Wednesday, May 14, 2008

IBM Social Computing Guidelines

One of the things we observed in our post about Facebook is that members are asked for the name of their employer. The same is true for Linkedin and a many other social networks and some multi-participant blogs. Your employees are representing you whether they intend to or not and whether you want them to or not. IBM addressed this head-on and a set of guidelines were developed and have been updated.

The most interesting aspect of the IBM guidelines is the context in which they were created:

[E]merging online collaboration platforms are fundamentally changing the way IBMers work and engage with each other, clients and partners.

IBM is increasingly exploring how online discourse through social computing can empower IBMers as global professionals, innovators and citizens. These individual interactions represent a new model: not mass communications, but masses of communicators. …

As an innovation-based company, we believe in the importance of open exchange and learning—between IBM and its clients, and among the many constituents of our emerging business and societal ecosystem. The rapidly growing phenomenon of user-generated web content—blogging, social web-applications and networking—are emerging important arenas for that kind of engagement and learning.

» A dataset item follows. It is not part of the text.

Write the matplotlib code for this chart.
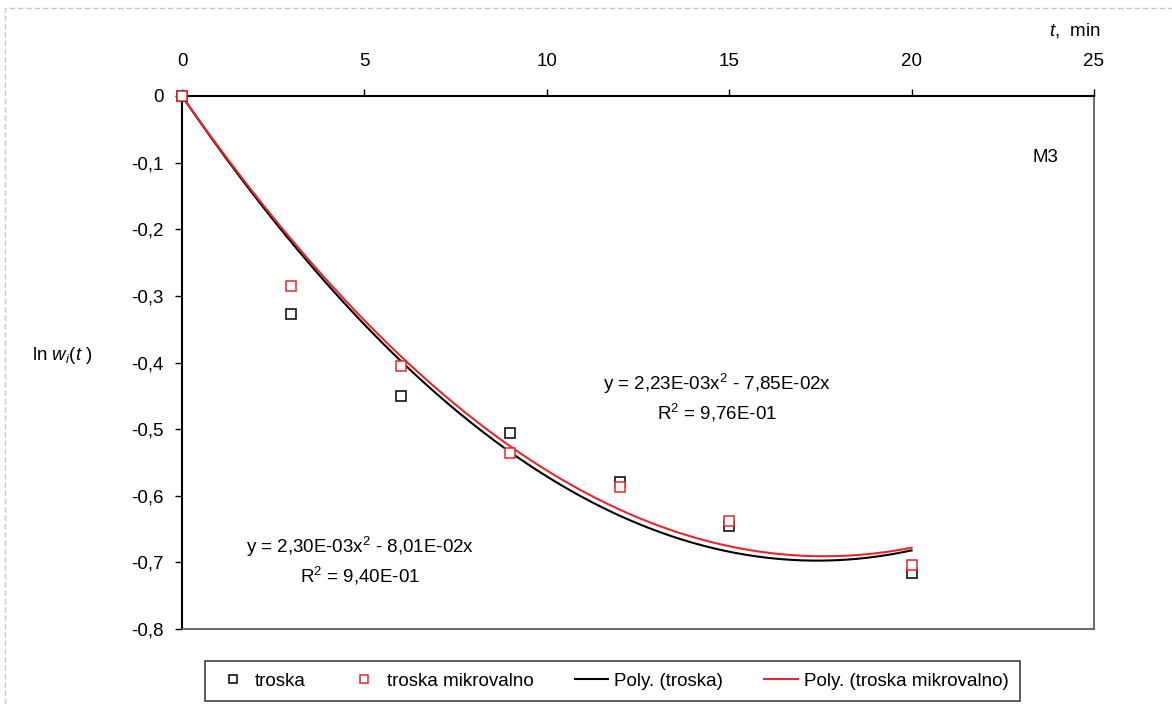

IBM Social Computing Guidelines

Blogs, wikis, social networks, virtual worlds and social media

In the spring of 2005, IBMers used a wiki to create a set of guidelines for all IBMers who wanted to blog. These guidelines aimed to provide helpful, practical advice—and also to protect both IBM bloggers and IBM itself, as the company sought to embrace the blogosphere. Since then, many new forms of social media have emerged. So we turned to IBMers again to re-examine our guidelines and determine what needed to be modified. The effort has broadened the scope of the existing guidelines to include all forms of social computing.

Below are the current and official "IBM Social Computing Guidelines," which continue to evolve as new technologies and social networking tools become available. available here

For the skeptics in our audience, the final admonition is:

Don't forget your day job. You should make sure that your online activities do not interfere with your job or commitments to customers.